Teria de ser um impeachment [processo de destituição]...

Claro. Talvez no caso português, o que choca mais é a falta de controlo e aqui vou incluir também o Chega, com os escândalos que tem tido com alguns dos seus militantes e dos deputados. Faz confusão é como os partidos não cuidam internamente das pessoas que colocam nos lugares, esta questão deveria ter sido imediatamente resolvida quando Luís Montenegro foi eleito líder do PSD. E não vale a pena vir com histórias da carochinha de passar para a mulher e para os filhos. Como já devia ter sido assim com José Sócrates e com muitos outros líderes, com vários presidentes de Câmara

Esta história de Luís Montenegro, se fosse há 30 anos, era capaz de não ser muito complicada. Mas nós já tivemos José Sócrates, tivemos a demissão de António Costa, por um parágrafo do Ministério Público, o nível de exigência e de polarização dos partidos está muito mais alto.

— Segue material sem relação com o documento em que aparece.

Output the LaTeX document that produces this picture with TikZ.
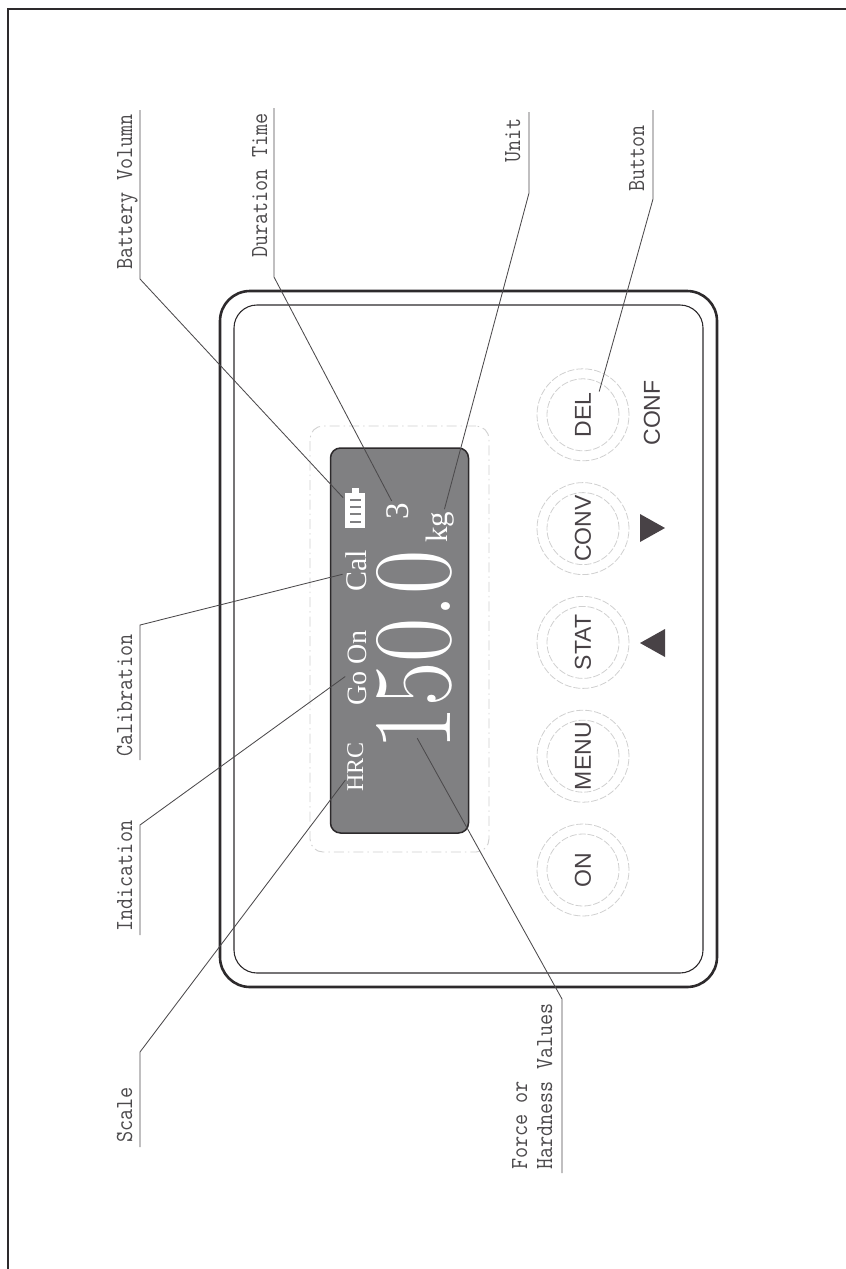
\documentclass[tikz,border=0pt]{standalone}
\usepackage{fontspec}
\setsansfont{Liberation Sans}
\setmonofont[FakeStretch=0.88]{Latin Modern Mono}
\newfontfamily\valuefont{Latin Modern Roman}
\newfontfamily\lcdfont{Liberation Serif}
\usetikzlibrary{positioning}
\definecolor{ink}{RGB}{45,42,44}
\definecolor{btnink}{RGB}{72,66,70}
\definecolor{screen}{RGB}{128,128,130}
\definecolor{ghost}{RGB}{208,208,208}
\newcommand{\fsize}[1]{\fontsize{#1}{#1}\selectfont}

\begin{document}
\begin{tikzpicture}[
    x=1pt,y=-1pt,
    caption/.style={rotate=90,anchor=base west,inner sep=0pt,font=\ttfamily\fsize{24.5},text=ink!85},
    readout/.style={rotate=90,anchor=base west,inner sep=0pt,text=white},
    leader/.style={draw=ink!85,line width=0.85pt,shorten >=2.5pt},
    btn/.style={circle,draw=ghost,dash pattern=on 7pt off 2pt,line width=0.8pt,
      minimum size=72pt,inner sep=0pt,text=btnink,font=\sffamily\fsize{23}},
    btnring/.style={circle,draw=ghost,dash pattern=on 7pt off 2pt,line width=0.8pt,
      minimum size=92pt,inner sep=0pt},
    btnmark/.style={fill=btnink}
  ]
    \useasboundingbox (0,0) rectangle (846,1269);
    \draw[line width=1.3pt,ink] (846,9) -- (8,9) -- (8,1269);
    \node[draw=ink,line width=2.6pt,rounded corners=30pt,minimum width=497pt,minimum height=696pt] (body) at (468.5,639) {};
    \node[draw=ink,line width=1.1pt,rounded corners=23pt,minimum width=469pt,minimum height=668pt] (inner) at (468.5,639) {};
    \node[draw=ghost,line width=0.9pt,rounded corners=13pt,dash pattern=on 10pt off 4pt on 1.5pt off 4pt,minimum width=179pt,minimum height=426pt] (frame) at (399.5,639) {};
    \node[draw=ink,fill=screen,line width=1.5pt,rounded corners=10pt,minimum width=138pt,minimum height=385pt] (lcd) at (399.5,640.5) {};

    \node[btn] (on) at (583,870) {\rotatebox{90}{ON}};
    \node[btn,above=41pt of on] (menu) {\rotatebox{90}{MENU}};
    \node[btn,above=41pt of menu] (stat) {\rotatebox{90}{STAT}};
    \node[btn,above=41pt of stat] (conv) {\rotatebox{90}{CONV}};
    \node[btn,above=41pt of conv] (del) {\rotatebox{90}{DEL}};
    \node[btnring] (ring1) at (on) {};
    \node[btnring] (ring2) at (menu) {};
    \node[btnring] (ring3) at (stat) {};
    \node[btnring] (ring4) at (conv) {};
    \node[btnring] (ring5) at (del) {};
    \node[font=\sffamily\fsize{23},text=btnink,rotate=90,inner sep=0pt] (conf) at (652,413) {CONF};
    \fill[btnmark] (640,514) -- (640,542) -- (665,528) -- cycle;
    \fill[btnmark] (665,629) -- (665,657) -- (640,643) -- cycle;

    \node[readout,font=\valuefont\fsize{112}] (value) at (450,751) {\scalebox{0.86}[1]{150.0}};
    \node[readout,font=\lcdfont\fsize{31}] (kg) at (447,543) {kg};
    \node[readout,font=\lcdfont\fsize{33}] (dur) at (408,520) {3};
    \node[readout,font=\lcdfont\fsize{30}] (cal) at (366,592) {Cal};
    \node[readout,font=\lcdfont\fsize{28}] (goon) at (366,706) {Go On};
    \node[readout,font=\lcdfont\fsize{24}] (hrc) at (363,792) {HRC};
    \node[fill=white,minimum width=20pt,minimum height=35pt,inner sep=0pt] (bat) at (355,510.5) {};
    \fill[white] (352,494) rectangle (359,488);
    \foreach \ypos in {500,507,514,522}
      \draw[screen,line width=1.3pt] (350,\ypos) -- (361,\ypos);

    \node[caption] (tbat) at (132,270) {Battery Volumn};
    \node[caption] (tdur) at (267,258) {Duration Time};
    \node[caption] (tunit) at (520,163) {Unit};
    \node[caption] (tbtn) at (644,192) {Button};
    \node[caption] (tcal) at (132,757) {Calibration};
    \node[caption] (tind) at (132,932) {Indication};
    \node[caption] (tscale) at (132,1143) {Scale};
    \node[caption] (tforce) at (527,1170) {Force or};
    \node[caption] (thard) at (552,1170) {Hardness Values};

    \coordinate (a1) at (140,110);
    \coordinate (a2) at (140,279);
    \coordinate (b1) at (274,108);
    \coordinate (b2) at (274,277);
    \coordinate (c1) at (529,112);
    \coordinate (c2) at (529,193);
    \coordinate (d1) at (653,110);
    \coordinate (d2) at (653,199);
    \coordinate (delend) at (598.5,394);
    \coordinate (e1) at (140,760);
    \coordinate (e2) at (140,625);
    \coordinate (f1) at (140,935);
    \coordinate (f2) at (140,825);
    \coordinate (g1) at (140,1147);
    \coordinate (g2) at (140,1052);
    \coordinate (h1) at (562,1173);
    \coordinate (h2) at (562,999);
    \coordinate (valueend) at (416,736);
    \draw[leader] (a1) -- (a2) -- (bat);
    \draw[leader] (b1) -- (b2) -- (dur);
    \draw[leader] (c1) -- (c2) -- (kg);
    \draw[leader] (d1) -- (d2) -- (delend);
    \draw[leader] (e1) -- (e2) -- (cal);
    \draw[leader] (f1) -- (f2) -- (goon);
    \draw[leader] (g1) -- (g2) -- (hrc);
    \draw[leader] (h1) -- (h2) -- (valueend);
  \end{tikzpicture}
\end{document}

Preocupa-o ver o país assim, quando, em França, por exemplo, se está a discutir o envio de tropas para a Ucrânia?

Preocupa-me. Neste momento, dada a situação do mundo e dada a situação portuguesa, nós devíamos ter um governo de maioria absoluta, entre PS e PSD, e temos um governo extremamente débil, resultante de uma fragmentação da Assembleia da República e dos precedentes criados pelo Presidente da República. Estamos a ter esta crise política, mas temos autárquicas em outubro e temos presidenciais em janeiro, estamos a viver um problema que pediria aos partidos uma certa exigência e uma certa capacidade de perceber que só eles é que podem resolver este problema. Já temos alguma opinião publicada a dizer - e eu concordo - que se nós formos para eleições com estas sondagens, vamos ter eleições outra vez, em junho de 2026, isto é um panorama realmente assustador, termos legislaturas de um ano.

Aqui só há duas soluções: ou é bloco central ou o PSD entende-se que o Chega. O PSD tem de escolher e os outros partidos têm de encontrar lideranças para que seja possível encontrar uma solução de governo para quatro anos. Ao fim de quatro anos, os portugueses dizem se gostaram ou não gostaram. Agora, legislaturas de um ano, isto é absolutamente aberrante.

Aproveitava essa deixa para fazer a última pergunta. Se pudesse conversar com o Primeiro-Ministro e dizer-lhe alguma coisa, o que é que lhe diria? Era isso? «Sente-se com o Pedro Nuno Santos para fazer um acordo»

Eu já teria dito isso há um ano e é pena que o Presidente da República não o tenha dito. «Sente-se com o Pedro Nuno Santos e faça como a CDU e o SPD. Faça uma lista das dez coisas que estão de acordo - porque há muitas coisas em que o PS e o PSD estão realmente de acordo - e faça um acordo de que quem governa vai fazer essas dez coisas com o apoio do outro partido e, quando essas dez coisas estiverem feitas, vamos a eleições».

Escusamos de estar com crises periódicas e permanentes. Um um bloco central não quer dizer, repetir o de 1983 [Governo dividido entre Mário Soares do PS e Carlos Mota Pinto do PSD], é perfeitamente possível ter um governo só do PSD, mas com um acordo de viabilização com o PS na Assembleia da República. Podem dizer «nós vamos implementar estas dez políticas e, uma vez feito este trabalho, vamos a eleições e perguntamos aos portugueses se querem mudar ou se querem continuar com este governo».